Apache Ignite® is a distributed in-memory cache that supports ANSI SQL, ACID transactions, co-located computations and machine learning libraries. Ignite provides all essential components required to speed up applications including APIs and sessions caching and acceleration for databases and microservices.
An Apache Ignite cluster can span several interconnected physical or virtual machines, allowing it to utilize all the available memory and CPU resources, like a classic distributed cache. The difference between Ignite and a classic distributed cache lies in the way you can use the cluster. With Ignite, in addition to standard key-value APIs, you can run distributed SQL queries joining and grouping various data sets. If strong consistency is required, you can execute multi-records and cross-cache ACID transactions in both pessimistic and optimistic modes. Additionally, if an application runs compute or data-intensive logic, you can minimize data shuffling and network utilization by running co-located computations and distributed machine learning APIs right on the cluster nodes that store your data.

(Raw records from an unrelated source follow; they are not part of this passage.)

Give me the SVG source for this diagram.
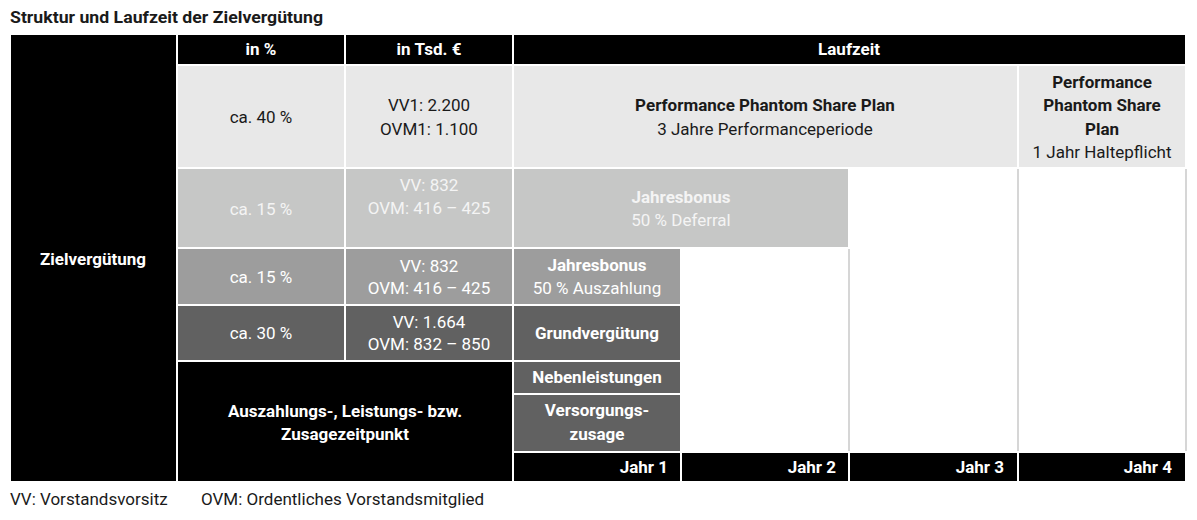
<svg xmlns="http://www.w3.org/2000/svg" width="1197" height="520" viewBox="0 0 1197 520">
<style>
.c{stroke:#fff;stroke-width:2}
.blk{fill:#000}
.r1{fill:#e8e8e8}
.r2{fill:#c6c7c6}
.r3{fill:#9d9d9d}
.r4{fill:#616161}
.grid{stroke:#c8c8c8;stroke-width:1.5;fill:none}
text{font-family:Roboto,"Liberation Sans",sans-serif;font-size:17px;text-anchor:middle}
.b{font-weight:bold}
.w{fill:#fff}
.lw{fill:#f4f4f4}
.d{fill:#1a1a1a}
.r{text-anchor:end}
.l{text-anchor:start}
</style>
<rect width="1197" height="520" fill="#fff"/>
<text class="b d l" x="10" y="23" style="font-size:16.5px" textLength="313" lengthAdjust="spacingAndGlyphs">Struktur und Laufzeit der Zielvergütung</text>
<g id="grid-lines">
<line class="grid" x1="681" y1="248" x2="681" y2="452"/>
<line class="grid" x1="849" y1="168" x2="849" y2="452"/>
<line class="grid" x1="1018" y1="168" x2="1018" y2="452"/>
<line class="grid" x1="1186" y1="168" x2="1186" y2="452"/>
<line class="grid" x1="681" y1="452" x2="1186" y2="452"/>
</g>
<g id="zielverguetung">
<rect class="c blk" x="10" y="34" width="167" height="448"/>
<text class="b w" x="93" y="265">Zielvergütung</text>
</g>
<g id="head-pct"><rect class="c blk" x="177" y="34" width="168" height="31"/><text class="b w" x="261" y="55">in %</text></g>
<g id="head-tsd"><rect class="c blk" x="345" y="34" width="168" height="31"/><text class="b w" x="429" y="55">in Tsd. €</text></g>
<g id="head-laufzeit"><rect class="c blk" x="513" y="34" width="673" height="31"/><text class="b w" x="849" y="55">Laufzeit</text></g>
<g id="r1-pct"><rect class="c r1" x="177" y="65" width="168" height="103"/><text class="d" x="261" y="123">ca. 40 %</text></g>
<g id="r1-tsd"><rect class="c r1" x="345" y="65" width="168" height="103"/><text class="d" x="429" y="111">VV1: 2.200</text><text class="d" x="429" y="135">OVM1: 1.100</text></g>
<g id="ppsp"><rect class="c r1" x="513" y="65" width="505" height="103"/><text class="b d" x="765" y="111">Performance Phantom Share Plan</text><text class="d" x="765" y="135">3 Jahre Performanceperiode</text></g>
<g id="ppsp-halte"><rect class="c r1" x="1018" y="65" width="168" height="103"/><text class="b d" x="1102" y="88">Performance</text><text class="b d" x="1102" y="111">Phantom Share</text><text class="b d" x="1102" y="135">Plan</text><text class="d" x="1102" y="158">1 Jahr Haltepflicht</text></g>
<g id="r2-pct"><rect class="c r2" x="177" y="168" width="168" height="80"/><text class="lw" x="261" y="215">ca. 15 %</text></g>
<g id="r2-tsd"><rect class="c r2" x="345" y="168" width="168" height="80"/><text class="lw" x="429" y="191">VV: 832</text><text class="lw" x="429" y="214">OVM: 416 – 425</text></g>
<g id="jb-deferral"><rect class="c r2" x="513" y="168" width="336" height="80"/><text class="b lw" x="681" y="203">Jahresbonus</text><text class="lw" x="681" y="226">50 % Deferral</text></g>
<g id="r3-pct"><rect class="c r3" x="177" y="248" width="168" height="57"/><text class="w" x="261" y="283">ca. 15 %</text></g>
<g id="r3-tsd"><rect class="c r3" x="345" y="248" width="168" height="57"/><text class="w" x="429" y="272">VV: 832</text><text class="w" x="429" y="294">OVM: 416 – 425</text></g>
<g id="jb-auszahlung"><rect class="c r3" x="513" y="248" width="168" height="57"/><text class="b w" x="597" y="271">Jahresbonus</text><text class="w" x="597" y="294">50 % Auszahlung</text></g>
<g id="r4-pct"><rect class="c r4" x="177" y="305" width="168" height="56"/><text class="w" x="261" y="339">ca. 30 %</text></g>
<g id="r4-tsd"><rect class="c r4" x="345" y="305" width="168" height="56"/><text class="w" x="429" y="328">VV: 1.664</text><text class="w" x="429" y="350">OVM: 832 – 850</text></g>
<g id="grundverguetung"><rect class="c r4" x="513" y="305" width="168" height="56"/><text class="b w" x="597" y="339">Grundvergütung</text></g>
<g id="zeitpunkt"><rect class="c blk" x="177" y="361" width="336" height="121"/><text class="b w" x="345" y="417">Auszahlungs-, Leistungs- bzw.</text><text class="b w" x="345" y="440">Zusagezeitpunkt</text></g>
<g id="nebenleistungen"><rect class="c r4" x="513" y="361" width="168" height="33"/><text class="b w" x="597" y="383">Nebenleistungen</text></g>
<g id="versorgungszusage"><rect class="c r4" x="513" y="394" width="168" height="58"/><text class="b w" x="597" y="416">Versorgungs-</text><text class="b w" x="597" y="440">zusage</text></g>
<g id="jahr1"><rect class="c blk" x="513" y="452" width="168" height="30"/><text class="b w r" x="668" y="473">Jahr 1</text></g>
<g id="jahr2"><rect class="c blk" x="681" y="452" width="168" height="30"/><text class="b w r" x="836" y="473">Jahr 2</text></g>
<g id="jahr3"><rect class="c blk" x="849" y="452" width="169" height="30"/><text class="b w r" x="1004" y="473">Jahr 3</text></g>
<g id="jahr4"><rect class="c blk" x="1018" y="452" width="168" height="30"/><text class="b w r" x="1172" y="473">Jahr 4</text></g>
<text class="d l" x="10" y="505">VV: Vorstandsvorsitz</text>
<text class="d l" x="201" y="505">OVM: Ordentliches Vorstandsmitglied</text>
</svg>
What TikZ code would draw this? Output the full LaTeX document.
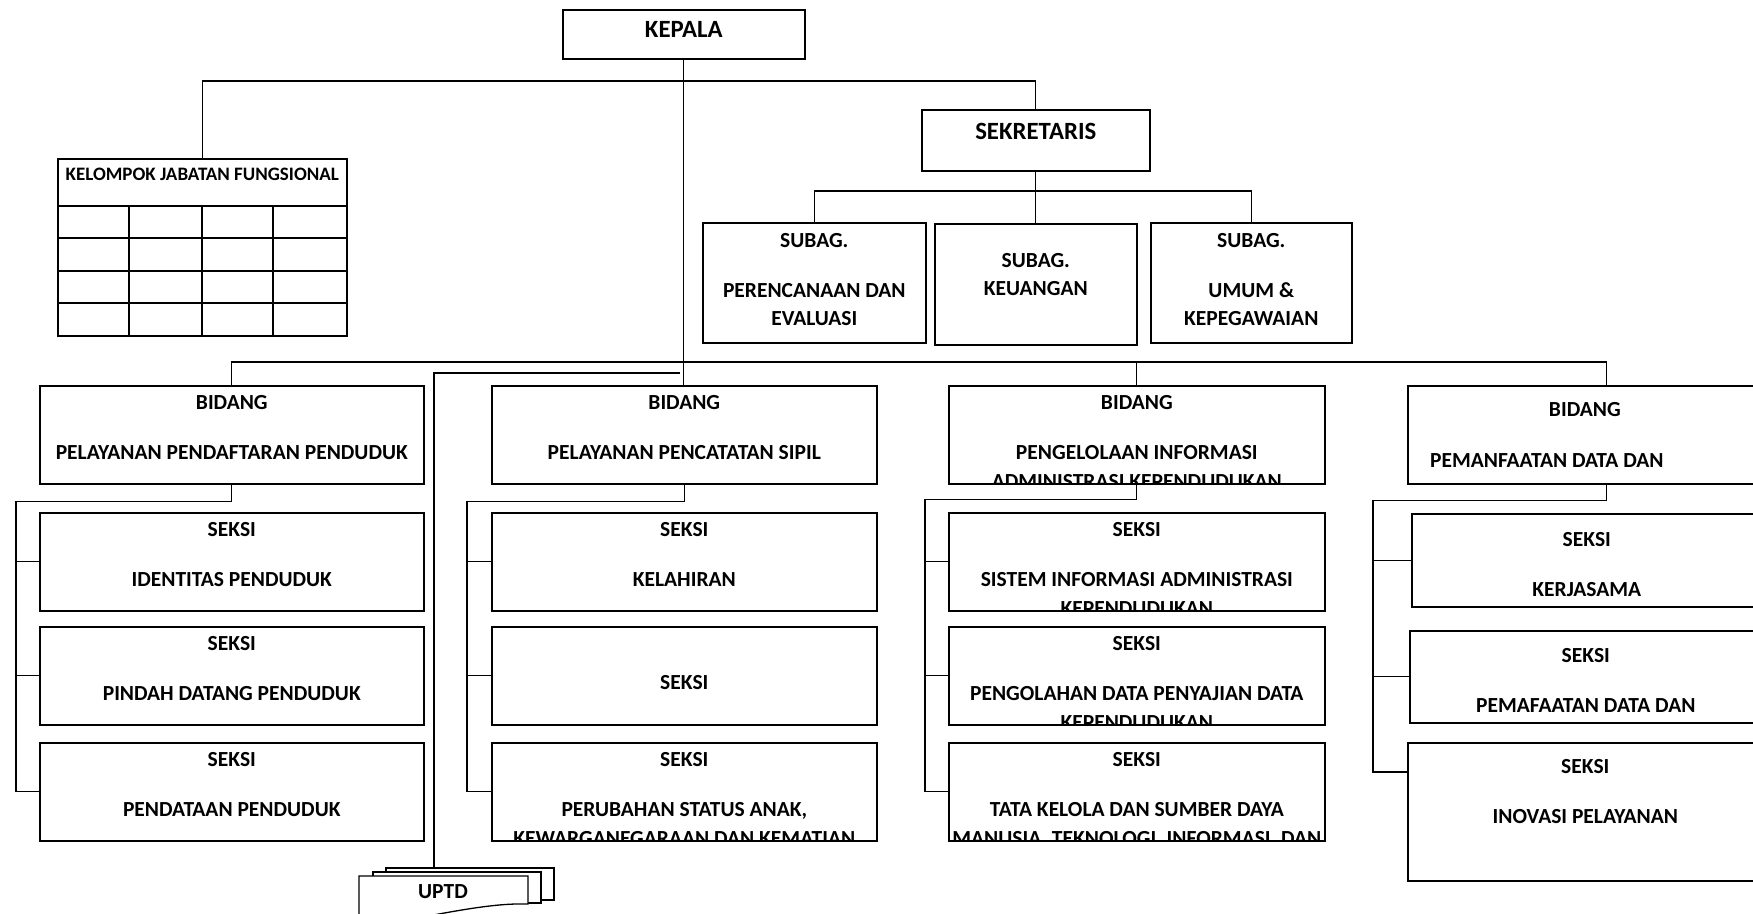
\documentclass[tikz,border=0pt]{standalone}
\usepackage{fontspec}
\setmainfont{Carlito}

\tikzset{
  unit/.style={draw, line width=1.6pt, fill=white, anchor=north west, inner sep=0pt},
  wh/.style 2 args={minimum width=#1pt, minimum height=#2pt},
  lbl/.style={font=\bfseries\fontsize{21.5}{28.5}\selectfont, align=center, anchor=north, inner sep=0pt, yshift=0.8pt},
  bigl/.style={lbl, font=\bfseries\fontsize{24.8}{28}\selectfont},
  link/.style={line width=1.3pt},
}

\begin{document}
\begin{tikzpicture}[x=1pt, y=-1pt]
\useasboundingbox (0,0) rectangle (1753,913);

% gap of the empty line between two lines of a box
\def\gap{21.5pt}

% Top: kepala, sekretaris and the functional group
\node[unit, wh={242}{49}] (kepala) at (562,9) {};
\node[bigl] (kepalat) at ([yshift=-13pt]kepala.north) {KEPALA};

\node[unit, wh={228}{61}] (sekre) at (921,109) {};
\node[bigl] (sekret) at ([yshift=-15pt]sekre.north) {SEKRETARIS};

\node[unit, wh={289}{177}] (kjf) at (57,158) {};
\node[lbl, font=\bfseries\fontsize{19}{22}\selectfont] (kjft) at ([yshift=-11pt]kjf.north) {KELOMPOK JABATAN FUNGSIONAL};
\foreach \r in {48,80,113,145}
  \draw[line width=1.6pt] ([yshift=-\r pt]kjf.north west) -- ([yshift=-\r pt]kjf.north east);
\foreach \c in {72,145,216}
  \draw[line width=1.3pt] ([xshift=\c pt, yshift=-48pt]kjf.north west) -- ([xshift=\c pt]kjf.south west);

% Sub bagian under the sekretaris
\node[unit, wh={223}{120}] (sp) at (702,222) {};
\node[lbl] (spt) at ([yshift=-11.5pt]sp.north) {SUBAG.\\[\gap]PERENCANAAN DAN\\EVALUASI};
\node[unit, wh={202}{121}] (keu) at (934,223) {};
\node[lbl] (keut) at ([yshift=-30.5pt]keu.north) {SUBAG.\\KEUANGAN};
\node[unit, wh={201}{120}] (umum) at (1150,222) {};
\node[lbl] (umumt) at ([yshift=-11.5pt]umum.north) {SUBAG.\\[\gap]UMUM \&\\KEPEGAWAIAN};

% Bidang row
\node[unit, wh={384}{98}] (b1) at (39,385) {};
\node[lbl] (b1t) at ([yshift=-11pt]b1.north) {BIDANG\\[\gap]PELAYANAN PENDAFTARAN PENDUDUK};
\node[unit, wh={385}{98}] (b2) at (491,385) {};
\node[lbl] (b2t) at ([yshift=-11pt]b2.north) {BIDANG\\[\gap]PELAYANAN PENCATATAN SIPIL};
\node[unit, wh={376}{98}] (b3) at (948,385) {};
\begin{scope}
  \clip (b3.north west) rectangle ([yshift=0.8pt]b3.south east);
  \node[lbl] (b3t) at ([yshift=-11pt]b3.north) {BIDANG\\[\gap]PENGELOLAAN INFORMASI\\ADMINISTRASI KEPENDUDUKAN};
\end{scope}
\node[unit, wh={398}{98}] (b4) at (1407,385) {};
\node[lbl] (b4t) at ([xshift=-22pt, yshift=-18pt]b4.north) {BIDANG};
\node[lbl] (b4u) at ([xshift=-60pt, yshift=-69pt]b4.north) {PEMANFAATAN DATA DAN};

% Seksi of bidang 1
\node[unit, wh={384}{98}] (s11) at (39,512) {};
\node[lbl] (s11t) at ([yshift=-11pt]s11.north) {SEKSI\\[\gap]IDENTITAS PENDUDUK};
\node[unit, wh={384}{98}] (s12) at (39,626) {};
\node[lbl] (s12t) at ([yshift=-11pt]s12.north) {SEKSI\\[\gap]PINDAH DATANG PENDUDUK};
\node[unit, wh={384}{98}] (s13) at (39,742) {};
\node[lbl] (s13t) at ([yshift=-11pt]s13.north) {SEKSI\\[\gap]PENDATAAN PENDUDUK};

% Seksi of bidang 2
\node[unit, wh={385}{98}] (s21) at (491,512) {};
\node[lbl] (s21t) at ([yshift=-11pt]s21.north) {SEKSI\\[\gap]KELAHIRAN};
\node[unit, wh={385}{98}] (s22) at (491,626) {};
\node[lbl] (s22t) at ([yshift=-50pt]s22.north) {SEKSI};
\node[unit, wh={385}{98}] (s23) at (491,742) {};
\begin{scope}
  \clip (s23.north west) rectangle ([yshift=0.8pt]s23.south east);
  \node[lbl] (s23t) at ([yshift=-11pt]s23.north) {SEKSI\\[\gap]PERUBAHAN STATUS ANAK,\\KEWARGANEGARAAN DAN KEMATIAN};
\end{scope}

% Seksi of bidang 3
\node[unit, wh={376}{98}] (s31) at (948,512) {};
\node[unit, wh={376}{98}] (s32) at (948,626) {};
\node[unit, wh={376}{98}] (s33) at (948,742) {};
\begin{scope}
  \clip (s31.north west) rectangle ([yshift=0.8pt]s31.south east);
  \node[lbl] (s31t) at ([yshift=-11pt]s31.north) {SEKSI\\[\gap]SISTEM INFORMASI ADMINISTRASI\\KEPENDUDUKAN};
\end{scope}
\begin{scope}
  \clip (s32.north west) rectangle ([yshift=0.8pt]s32.south east);
  \node[lbl] (s32t) at ([yshift=-11pt]s32.north) {SEKSI\\[\gap]PENGOLAHAN DATA PENYAJIAN DATA\\KEPENDUDUKAN};
\end{scope}
\begin{scope}
  \clip (s33.north west) rectangle ([yshift=0.8pt]s33.south east);
  \node[lbl] (s33t) at ([yshift=-11pt]s33.north) {SEKSI\\[\gap]TATA KELOLA DAN SUMBER DAYA\\MANUSIA, TEKNOLOGI, INFORMASI, DAN};
\end{scope}

% Seksi of bidang 4
\node[unit, wh={350}{93}] (s41) at (1411,513) {};
\node[lbl] (s41t) at ([yshift=-20pt]s41.north) {SEKSI\\[\gap]KERJASAMA};
\node[unit, wh={352}{92}] (s42) at (1409,630) {};
\node[lbl] (s42t) at ([yshift=-19pt]s42.north) {SEKSI\\[\gap]PEMAFAATAN DATA DAN};
\node[unit, wh={355}{138}] (s43) at (1407,742) {};
\node[lbl] (s43t) at ([yshift=-18pt]s43.north) {SEKSI\\[\gap]INOVASI PELAYANAN};

% UPTD, a stack of documents
\filldraw[link, fill=white] (386,868) rectangle (554,900);
\filldraw[link, fill=white] (373,872) rectangle (541,903);
\filldraw[link, fill=white] (359,876) -- (528,876) -- (528,904) .. controls (495,903) and (455,910) .. (359,930) -- cycle;
\node[lbl, anchor=center] (uptd) at (443,892) {UPTD};
\coordinate (uptdtop) at (434,868);
\coordinate (uptdjoin) at (680,373);

% Add connectors
\draw[link] (kepala.south) -- (kepala.south |- b2.north);
\draw[link] (kjf.north) -- ++(0,-77) -| (sekre.north);
\draw[link] (sekre.south) -- (sekre.south |- keu.north);
\draw[link] (sp.north) -- ++(0,-31) -| (umum.north);
\draw[link] (b1.north) -- ++(0,-23) -| (b4.north);
\draw[link] (b3.north) -- ++(0,-23);
\draw[link] (uptdtop) |- (uptdjoin);

\draw[link] (b1.south) -- ++(0,17) -| ([xshift=-23pt]s13.west) -- (s13.west);
\draw[link] ([xshift=-23pt]s11.west) -- (s11.west);
\draw[link] ([xshift=-23pt]s12.west) -- (s12.west);

\draw[link] (b2.south) -- ++(0,17) -| ([xshift=-24pt]s23.west) -- (s23.west);
\draw[link] ([xshift=-24pt]s21.west) -- (s21.west);
\draw[link] ([xshift=-24pt]s22.west) -- (s22.west);

\draw[link] (b3.south) -- ++(0,15) -| ([xshift=-23pt]s33.west) -- (s33.west);
\draw[link] ([xshift=-23pt]s31.west) -- (s31.west);
\draw[link] ([xshift=-23pt]s32.west) -- (s32.west);

\draw[link] (b4.south) -- ++(0,16) -| ([xshift=-34pt, yshift=-30pt]s43.north west) -- ([yshift=-30pt]s43.north west);
\draw[link] ([xshift=-38pt]s41.west) -- (s41.west);
\draw[link] ([xshift=-36pt]s42.west) -- (s42.west);

\end{tikzpicture}
\end{document}
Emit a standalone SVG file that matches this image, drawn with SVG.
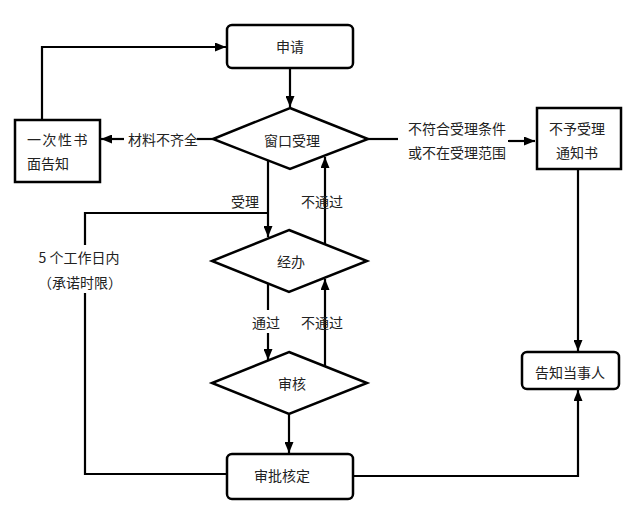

There are two primary deployment strategies for Ignite as an in-memory cache -- the cache-aside deployment and read-through/write-through caching. Let's review both of them.
With the cache-aside deployment strategy, a cache is deployed separately from the primary data store and might not even know that the latter exists. An application or change-data-capture process (CDC) becomes responsible for data synchronization between these two storage locations. For instance, if any record gets updated in the primary data store, then its new value needs to be replicated to the cache.
This strategy works well when the cached data is rather static and not updated frequently, or temporary data lag/inconsistency is allowed between the two storage locations. It's usually assumed that the cache and the primary store will become consistent eventually when changes are replicated in full.
If Apache Ignite is deployed in a cache-aside configuration, then its native persistence can be used as a disk store for Ignite data sets. The native persistence allows eliminating the time-consuming cache warm-up step. Furthermore, since the native persistence always keeps a full copy of data on disk, you are free to cache a subset of records in memory. If a required data record is missing in memory, then Ignite reads it from the disk automatically regardless of the API you use -- be it SQL, key-value, or scan queries.
The read-through/write-through caching strategy can also be classified as an in-memory data grid type of deployment. When Apache Ignite is deployed as a data grid, the application layer starts treating Ignite as the primary store. While the applications write to and read from Ignite, the latter ensures that any underlying external databases stay updated and consistent with the in-memory data.
This strategy is favorable for architectures that need to accelerate existing disk-based databases or create a shared caching layer across many disconnected data sources. Ignite integrates with many databases out-of-the-box and can write-through or write-behind all the changes to them. This also includes ACID transactions - Ignite will coordinate and commit a transaction across its in-memory cluster as well as to a relational database.
The read-through capability implies that a cache can read data from an external database if a record is missing in memory. Ignite fully supports this capability for key-value APIs. However, when using Ignite SQL, you have to preload the entire data set in memory first (Ignite SQL can query data on disk only if it is located in its native persistence).